When we walked into the small, sunny sitting room, many of my kids looked up at me with questions in their eyes.
Why are most of these people in wheelchairs?
What's that smell?
Why is everyone slumped over? Are they asleep? Are they gonna wake up to hear us sing?
Of course we talked about what the nursing home might look and sound and feel like back at school. But to stand there and experience it was a completely different thing.
I was frozen for a moment, trapped somewhere between the eight and the eighty year olds. I wasn't sure what to say. I didn't know if my words could build a bridge to span the chasm of years between them.
Thankfully, my teacher friend and "soul sista" Cathy Dodson was there with her class to get things started. She is a lover of the arts, a nurturer of children, and a fantastic teacher. Her class gathered toward the front of the room and the sweet sound of children's voices belted out the Bruno Mars ballad "Count on Me" perfectly, with no musical accompaniment. It filled up that quiet room like sunshine in outer space.
If you're tossin and you're turnin and you just can't fall asleep... I'll sing a song beside you... And if you ever forget how much you really mean to me... I'll remind you....
My eyes filled with tears as I watched the residents begin to open their eyes and sit a little taller. The song was like magic. It was medicine- not for the body, but for the heart.
I realized that my job wasn't really to say anything. Music was doing all the talking.
My students took the stage next and sang like never before. I think they knew how important this moment was. It wasn't about the performance as much as the joy they were passing on.
I looked out on the sea of wrinkled faces and saw sparkling eyes. One lady (who told me later that she is 102!) was making little funny faces at the kids and waving her arms. An man with hair the color of snow was smiling quietly and clapping along.
Mrs. Dodson's students took turns sharing some of their creative writing. One little boy read about spending time with his grandson in a poem that had wisdom and depth and poignancy beyond his 9 short years on this planet.
I thought about how much kids and elderly people alike have to teach us. They have such wisdom and such courage.
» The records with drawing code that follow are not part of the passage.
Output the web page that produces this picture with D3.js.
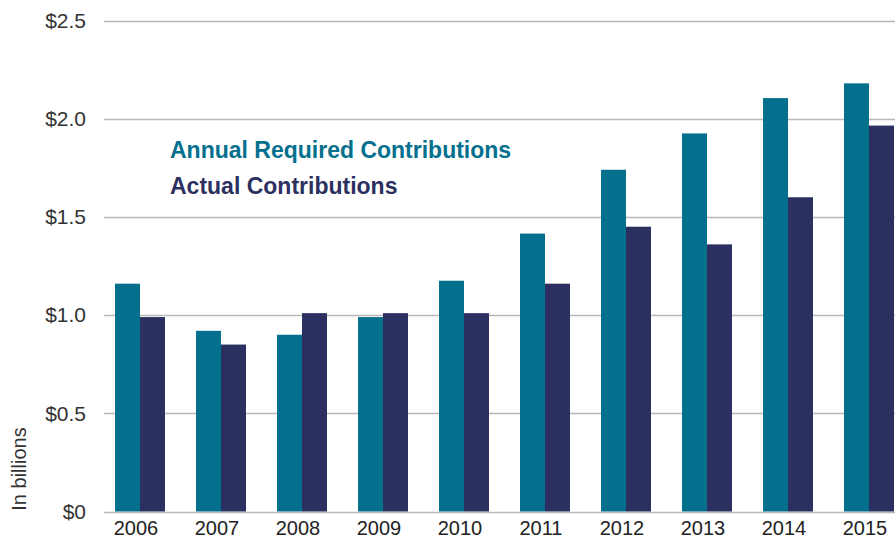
<!DOCTYPE html>
<html>
<head>
<meta charset="utf-8">
<script src="https://cdn.jsdelivr.net/npm/d3@7"></script>
<style>
  body { margin: 0; background: #fff; }
  svg text { font-family: "Liberation Sans", "Helvetica Neue", Arial, sans-serif; }
</style>
</head>
<body>
<div id="chart"></div>
<script>
// values (billions of dollars)
var years = ["2006","2007","2008","2009","2010","2011","2012","2013","2014","2015"];
var required = [1.16, 0.92, 0.90, 0.99, 1.175, 1.415, 1.74, 1.925, 2.105, 2.18];
var actual   = [0.99, 0.85, 1.01, 1.01, 1.01, 1.16, 1.45, 1.36, 1.60, 1.965];
var yTicks = [0, 0.5, 1.0, 1.5, 2.0, 2.5];
var seriesNames = ["Annual Required Contributions", "Actual Contributions"];
var seriesColors = ["#04708e", "#2c3060"];

var W = 895, H = 541;
var svg = d3.select("#chart").append("svg")
  .attr("width", W).attr("height", H);

// scales
var x = d3.scaleBand().domain(years).range([99.5, 909.5])
  .paddingInner(0.383).paddingOuter(0.1915);
var x1 = d3.scaleBand().domain([0, 1]).range([0, x.bandwidth()]);
var y = d3.scaleLinear().domain([0, 2.5]).range([511.5, 20.5]);

// gridlines
svg.append("g").selectAll("line")
  .data(yTicks).enter().append("line")
  .attr("x1", 104).attr("x2", W)
  .attr("y1", function(d) { return Math.round(y(d)) + 0.5; })
  .attr("y2", function(d) { return Math.round(y(d)) + 0.5; })
  .attr("stroke", "#b8b8b8").attr("stroke-width", 1.5);

// y tick labels
svg.append("g").selectAll("text")
  .data(yTicks).enter().append("text")
  .attr("x", 86)
  .attr("y", function(d) { return y(d); })
  .attr("dy", "0.35em")
  .attr("text-anchor", "end")
  .style("font-size", "21px")
  .style("fill", "#333")
  .text(function(d) { return d === 0 ? "$0" : "$" + d.toFixed(1); });

// bars
var groups = svg.append("g").selectAll("g")
  .data(years).enter().append("g")
  .attr("transform", function(d) { return "translate(" + x(d) + ",0)"; });

groups.append("rect")
  .attr("x", x1(0)).attr("width", x1.bandwidth())
  .attr("y", function(d, i) { return y(required[i]); })
  .attr("height", function(d, i) { return y(0) - y(required[i]); })
  .attr("fill", seriesColors[0]);

groups.append("rect")
  .attr("x", x1(1)).attr("width", x1.bandwidth())
  .attr("y", function(d, i) { return y(actual[i]); })
  .attr("height", function(d, i) { return y(0) - y(actual[i]); })
  .attr("fill", seriesColors[1]);

// x labels
svg.append("g").selectAll("text")
  .data(years).enter().append("text")
  .attr("x", function(d) { return x(d) + x.bandwidth() / 2 - 4; })
  .attr("y", 535)
  .attr("text-anchor", "middle")
  .style("font-size", "20px")
  .style("fill", "#222")
  .text(function(d) { return d; });

// axis title
svg.append("text")
  .attr("transform", "translate(26,469) rotate(-90)")
  .attr("text-anchor", "middle")
  .style("font-size", "20px")
  .style("fill", "#333")
  .text("In billions");

// legend (text only)
svg.append("g").selectAll("text")
  .data(seriesNames).enter().append("text")
  .attr("x", 170)
  .attr("y", function(d, i) { return 158 + i * 36; })
  .style("font-size", "23px")
  .style("font-weight", "bold")
  .style("fill", function(d, i) { return seriesColors[i]; })
  .text(function(d) { return d; });
</script>
</body>
</html>
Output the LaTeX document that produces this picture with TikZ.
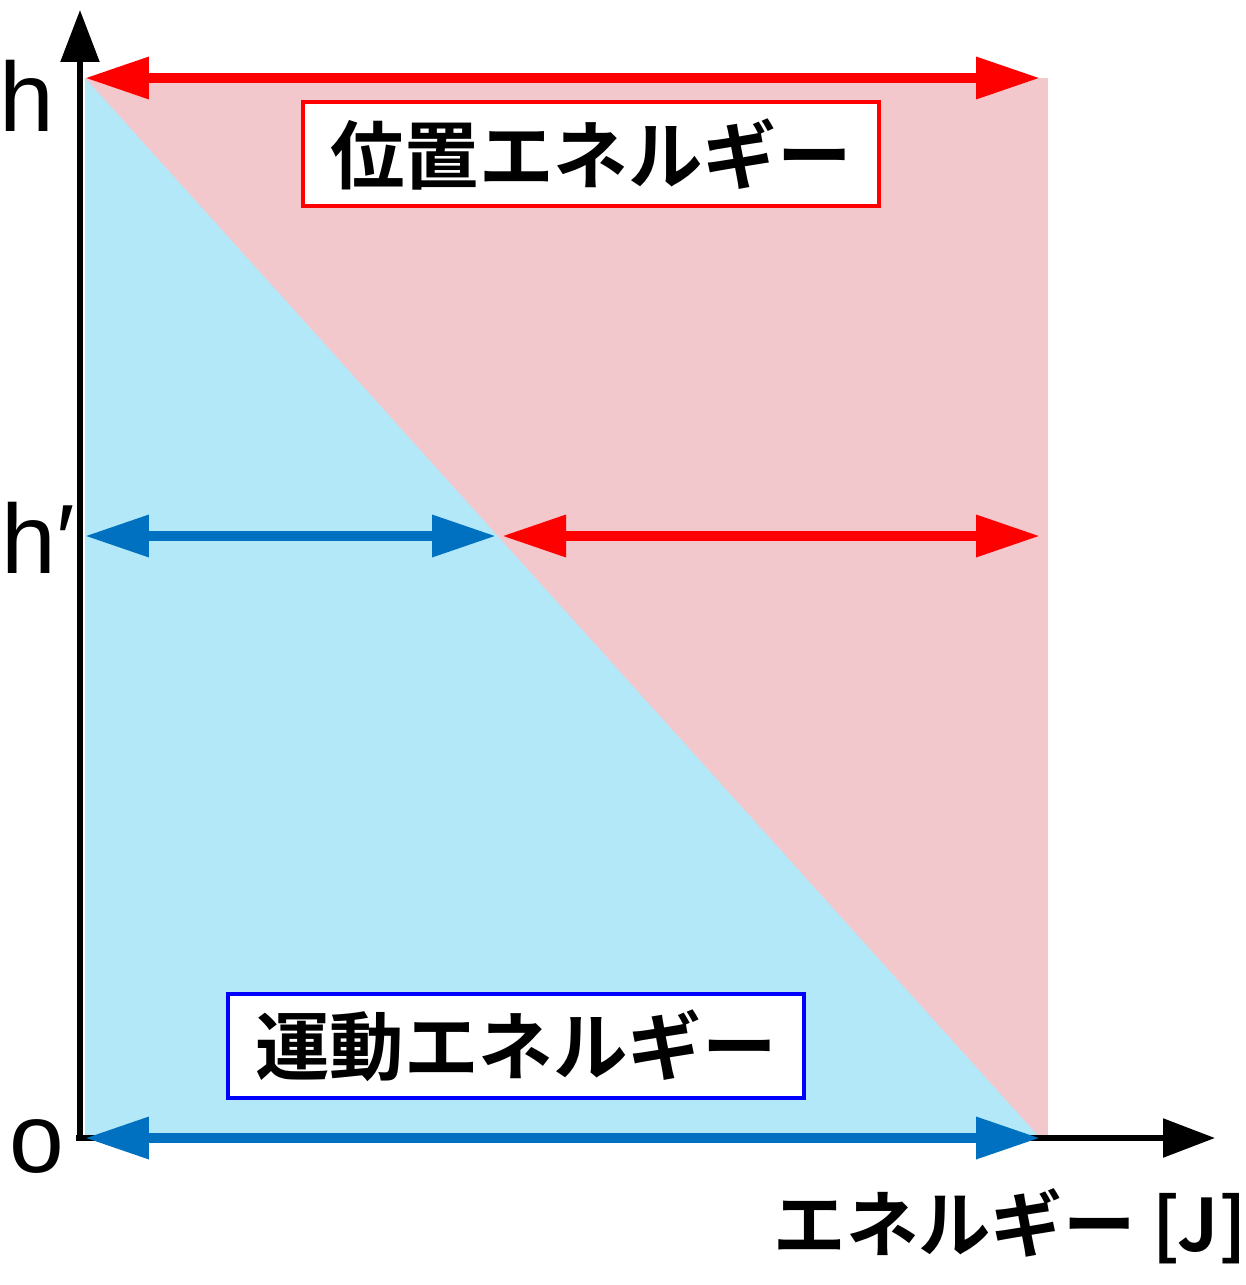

They tell the best stories. They know the importance of family.
Part of turning 30 is the halting realization that life on earth is short. The past 10 years have gone by in a blink, and I shudder to think at how fast the next 10 will speed by. I had hoped that my list would provide a sense of urgency - not just to live life to the fullest or to seize the day- but to serve others to the fullest.
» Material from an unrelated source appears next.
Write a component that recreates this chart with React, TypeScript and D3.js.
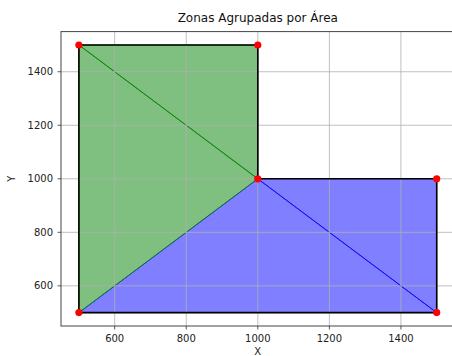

Because one secret I have learned in my 29 years here on Earth is that the best way to get joy is to give it away.
I pray that this trip taught my students that lesson. It is probably the most important one I can ever teach.
Now I know:
I am so thankful for music and the way it touches the heart. I am so thankful for my job and the opportunity to spend my days with children. I am so thankful for friends to help me cross off items on my list. I am so thankful for almost 30 years of life. What a privilege. What a gift.